Latin America and the Middle East and Africa remain smaller in absolute terms, but they widen the future revenue pool as mature geographies normalize. In Latin America, growth is supported by construction activity, industrial repair demand, contractor-led work, and improving access to organized distribution. In the Middle East and Africa, the opportunity is linked to infrastructure development, utilities maintenance, project-based construction, and the expansion of formal commercial tool usage. These regions matter because power tool demand scales alongside the formalization of work environments that value speed, reliability, and mechanical productivity.

Breadth alone is not a durable advantage in the power tools market. The category is highly competitive, with overlapping product portfolios, visible platform battles, and strong buyer sensitivity to runtime, durability, service access, and system compatibility. That is why companies tend to win through a more specific route. Some build trusted positions in high-frequency categories such as jigsaws, drills, and fastening tools, where repeat purchase and replacement cycles create scale. Others develop specialist credibility in job-critical applications where torque reliability, ergonomics, runtime, repairability, or industrial suitability directly affect user performance. Dealer and service-network depth is another decisive advantage, especially in markets where offline confidence still shapes repeat purchase.

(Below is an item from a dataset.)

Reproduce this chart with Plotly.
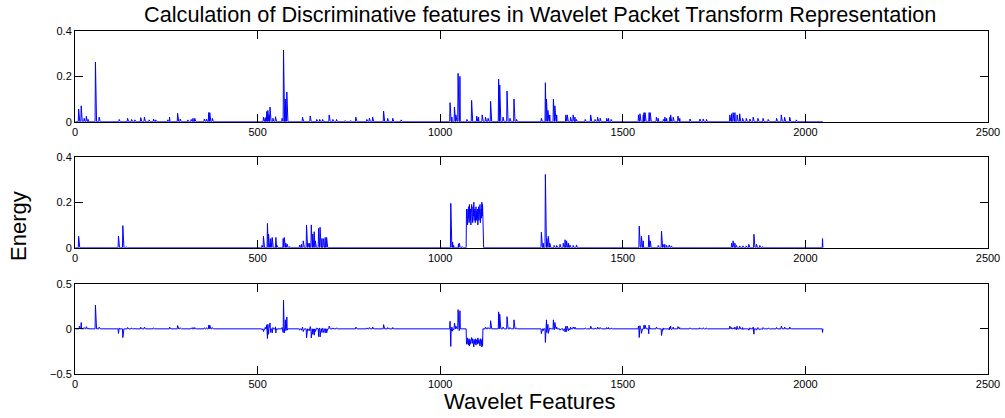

Brand strength matters only when it is backed by visible performance and ecosystem value. Buyers are willing to pay more when a tool lasts longer, runs more consistently, reduces fatigue, or integrates well into a broader charging and service system. In other words, brand equity in this market is not built on image alone. It is built on trust earned through product performance and platform continuity. Channel-specific execution has therefore become a major separator. A company can be strong offline and still underperform online if its technical communication is weak. The reverse is also true. A seller may move online volume yet fail to build professional loyalty if after-sales support, repair access, and product consistency fall short. The strongest market players are the ones that align product quality, platform architecture, service depth, distributor relationships, and portfolio segmentation into one coherent commercial model.

| Metric | Value |
|---|---|
| Market Value | USD 37.6 billion in 2025 to USD 66.1 billion by 2036 |
| CAGR | 5.2% from 2026 to 2036 |
| Base Year | 2025 |
| Forecast Period | 2026 to 2036 |
| Product Type Segmentation | Drilling Tool, Fastening Tool, Heat Gun, Angle Grinder, Chain Saw, Orbital Sander, Jigsaw, Impact Wrench, Circular Saw |
| Technology Segmentation | Pneumatic, Corded Electric, Cordless Li-ion, Cordless Lead Acid, Cordless Others |
| Application Segmentation | Construction, DIY, Metal Fabrication, Automotive, Railways, Aerospace, Furniture, Facility Management, Other Industrial, Others |
| Sales Channel Segmentation | Offline, Online |
| Regions Covered | North America, Latin America, Europe, East Asia, South Asia Pacific, Middle East and Africa |
| Methodology | Primary interviews, secondary research, segment-level triangulation, and top-down and bottom-up validation |
The global power tools market is valued at USD 37.6 billion in 2025.
The power tools market is projected to reach USD 66.1 billion by 2036.
The power tools market is projected to expand at a CAGR of 5.2% from 2026 to 2036.
Jigsaw leads the market with a 20.5% share in 2026.
Pneumatic is the leading technology segment with 36.7% share in 2026.
Construction is the largest application segment with 30.5% share in 2026.
Offline is the leading channel with 64.3% share in 2026.
Europe is the largest regional market.
South Asia Pacific records the fastest regional growth through 2036.
The biggest structural shift is the growing importance of platform-based competition, especially as cordless ecosystems become more central to buyer choice.